Across African cultures, acacia often marked burial grounds or communal boundaries. It was not merely planted; it was remembered. The tree’s presence signaled continuity between generations, anchoring memory in living matter. Here again, acacia functioned not as ornament but as instruction: life persists, even when conditions suggest otherwise.
Freemasonry inherited this layered symbolism rather than inventing it. As Albert G. Mackey observed, the acacia had long represented immortality, innocence, and incorruptibility before its appearance in Masonic teaching. The Craft preserved this meaning and redirected it inward. In Masonic symbolism, the sprig of acacia does not promise physical resurrection or theological certainty. Instead, it affirms the endurance of moral character beyond the grave.

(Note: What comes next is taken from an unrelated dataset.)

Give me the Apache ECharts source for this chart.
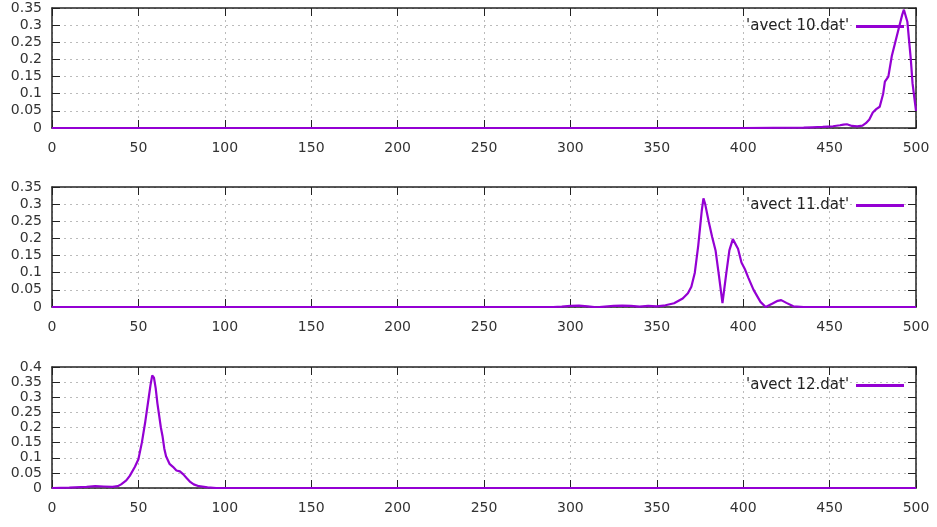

Within the ritual framework, acacia marks remembrance without despair. It acknowledges death without surrendering meaning. The Mason is reminded that reputation, rank, and wealth perish, but character does not. What survives is not the body, but the moral work completed within it. The acacia thus becomes a symbol of responsibility rather than consolation.
Unlike other symbolic trees—the oak representing strength, the olive peace, or the laurel victory—the acacia carries no triumphalism. Its lesson is quiet. It does not grow tall in fertile valleys but endures in barren ground. This aligns precisely with Freemasonry’s emphasis on internal labor. The Mason is not promised ease, only purpose.
In the modern world, where symbols are often reduced to decoration and memory fades quickly, the acacia remains a corrective. It resists spectacle. It speaks of continuity in an age of disposability. For the Mason, the sprig of acacia is not a relic of ancient myth but a living reminder that the work of building the inner temple must be durable enough to outlast the builder.
The acacia teaches that immortality is not granted; it is constructed. Not through monuments, but through conduct. Not through proclamation, but through perseverance. In this way, a simple desert tree becomes one of Freemasonry’s most profound instructors, quietly affirming that what is built with integrity cannot be buried by time.
References
Assmann, J. (2005). Death and salvation in ancient Egypt. Cornell University Press.
Holy Bible, King James Version. (1769/2017). Cambridge University Press.
Mackey, A. G. (1873). An encyclopedia of freemasonry and its kindred sciences. Moss & Co.
Pennington, R. T., & Ratter, J. A. (2006). Neotropical savannas and seasonally dry forests: Plant diversity, biogeography, and conservation. CRC Press.
Zohary, M. (1982). Plants of the Bible. Cambridge University Press.